====== Records for the exercise ======
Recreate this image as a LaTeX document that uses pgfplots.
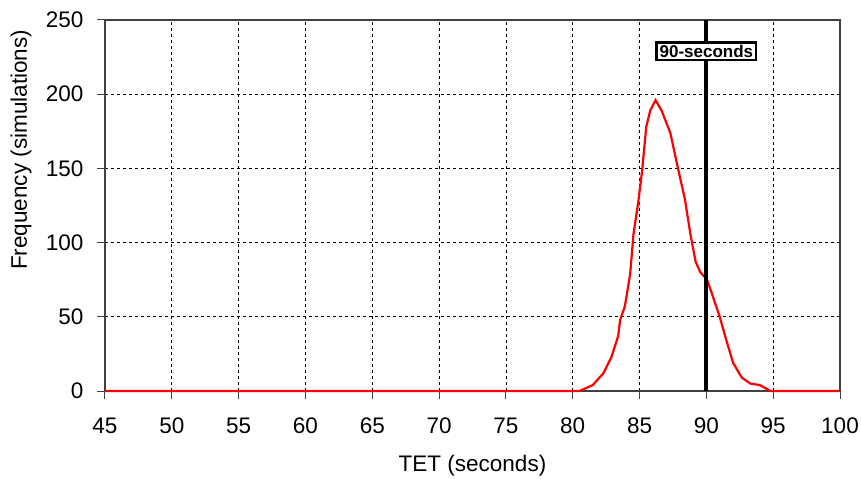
\documentclass[border=0pt]{standalone}
\usepackage{fontspec}
\setmainfont{Liberation Sans}
\usepackage{pgfplots}
\pgfplotsset{compat=1.18}
\usetikzlibrary{calc}

\begin{document}
\fontsize{22bp}{26bp}\selectfont
\begin{tikzpicture}
\begin{axis}[
    scale only axis,
    width=735bp, height=371bp,
    xmin=45, xmax=100, ymin=0, ymax=250,
    xtick={45,50,...,100},
    ytick={0,50,...,250},
    xtick pos=bottom, ytick pos=left,
    tick align=outside,
    major tick length=8bp,
    tick style={black!75, line width=1bp},
    axis line style={black!75, line width=1.2bp},
    grid=major,
    grid style={black, line width=0.8bp, dash pattern=on 3bp off 3bp},
    /pgf/number format/assume math mode=true,
    ticklabel style={font=\fontsize{22.5bp}{26bp}\selectfont},
    xticklabel style={yshift=-11bp},
    yticklabel style={xshift=-6bp},
    xlabel={TET (seconds)},
    ylabel={Frequency (simulations)},
    label style={font=\fontsize{22.5bp}{27bp}\selectfont},
    xlabel style={at={(axis description cs:0.5,-0.202)}, anchor=center},
    ylabel style={at={(axis description cs:-0.1143,0.65)}, anchor=center},
    clip=false,
]
% simulated TET distribution
\addplot[red, line width=2.2bp] coordinates {
 (45,0) (80.5,0) (81.5,4) (82.3,12) (82.9,23) (83.4,37) (83.55,48) (83.9,57)
 (84.3,79) (84.55,106) (84.9,127) (85.2,149) (85.5,178) (85.8,189) (86.2,196)
 (86.65,189) (87.3,174) (87.9,149) (88.4,129) (88.8,106) (89.2,87) (89.55,80)
 (90.05,75) (90.4,66) (91.0,50) (91.5,34) (92.0,19) (92.65,9) (93.3,5)
 (94.0,4) (94.8,0) (100,0)
};
% 90 second limit
\addplot[black, line width=4bp] coordinates {(90,0) (90,250)};
\node[draw=black, line width=2.2bp, fill=white, inner xsep=3bp, inner ysep=2.5bp,
      font=\fontsize{17bp}{20bp}\selectfont\bfseries] at (axis cs:90,229) {90-seconds};
\end{axis}
\pgfresetboundingbox
\path ($(current axis.south west)+(-105bp,-88bp)$) rectangle ($(current axis.north east)+(21bp,20bp)$);
\end{tikzpicture}
\end{document}
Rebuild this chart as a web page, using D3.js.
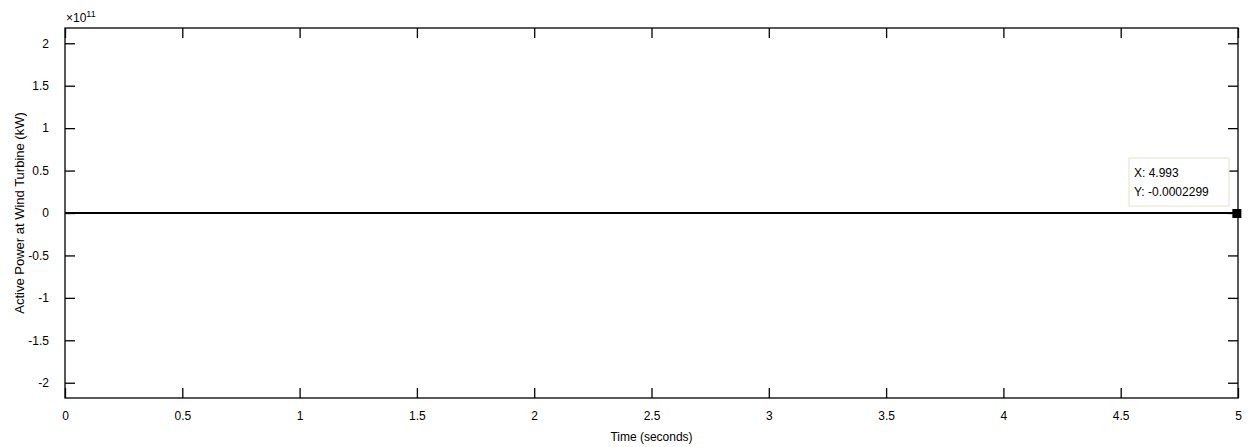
======
#### What the task asks:
Repeat everything in the records precisely. Images are excluded from the copy.

#### Complete output:
Recreate this image as a LaTeX document that uses pgfplots.
\documentclass[border=0pt]{standalone}
\usepackage{fontspec}
\setmainfont{Liberation Sans}
\usepackage{pgfplots}
\pgfplotsset{compat=1.18}
\usetikzlibrary{calc}

\begin{document}
\fontsize{22bp}{26bp}\selectfont
\begin{tikzpicture}
\begin{axis}[
    scale only axis,
    width=735bp, height=371bp,
    xmin=45, xmax=100, ymin=0, ymax=250,
    xtick={45,50,...,100},
    ytick={0,50,...,250},
    xtick pos=bottom, ytick pos=left,
    tick align=outside,
    major tick length=8bp,
    tick style={black!75, line width=1bp},
    axis line style={black!75, line width=1.2bp},
    grid=major,
    grid style={black, line width=0.8bp, dash pattern=on 3bp off 3bp},
    /pgf/number format/assume math mode=true,
    ticklabel style={font=\fontsize{22.5bp}{26bp}\selectfont},
    xticklabel style={yshift=-11bp},
    yticklabel style={xshift=-6bp},
    xlabel={TET (seconds)},
    ylabel={Frequency (simulations)},
    label style={font=\fontsize{22.5bp}{27bp}\selectfont},
    xlabel style={at={(axis description cs:0.5,-0.202)}, anchor=center},
    ylabel style={at={(axis description cs:-0.1143,0.65)}, anchor=center},
    clip=false,
]
% simulated TET distribution
\addplot[red, line width=2.2bp] coordinates {
 (45,0) (80.5,0) (81.5,4) (82.3,12) (82.9,23) (83.4,37) (83.55,48) (83.9,57)
 (84.3,79) (84.55,106) (84.9,127) (85.2,149) (85.5,178) (85.8,189) (86.2,196)
 (86.65,189) (87.3,174) (87.9,149) (88.4,129) (88.8,106) (89.2,87) (89.55,80)
 (90.05,75) (90.4,66) (91.0,50) (91.5,34) (92.0,19) (92.65,9) (93.3,5)
 (94.0,4) (94.8,0) (100,0)
};
% 90 second limit
\addplot[black, line width=4bp] coordinates {(90,0) (90,250)};
\node[draw=black, line width=2.2bp, fill=white, inner xsep=3bp, inner ysep=2.5bp,
      font=\fontsize{17bp}{20bp}\selectfont\bfseries] at (axis cs:90,229) {90-seconds};
\end{axis}
\pgfresetboundingbox
\path ($(current axis.south west)+(-105bp,-88bp)$) rectangle ($(current axis.north east)+(21bp,20bp)$);
\end{tikzpicture}
\end{document}
Rebuild this chart as a web page, using D3.js.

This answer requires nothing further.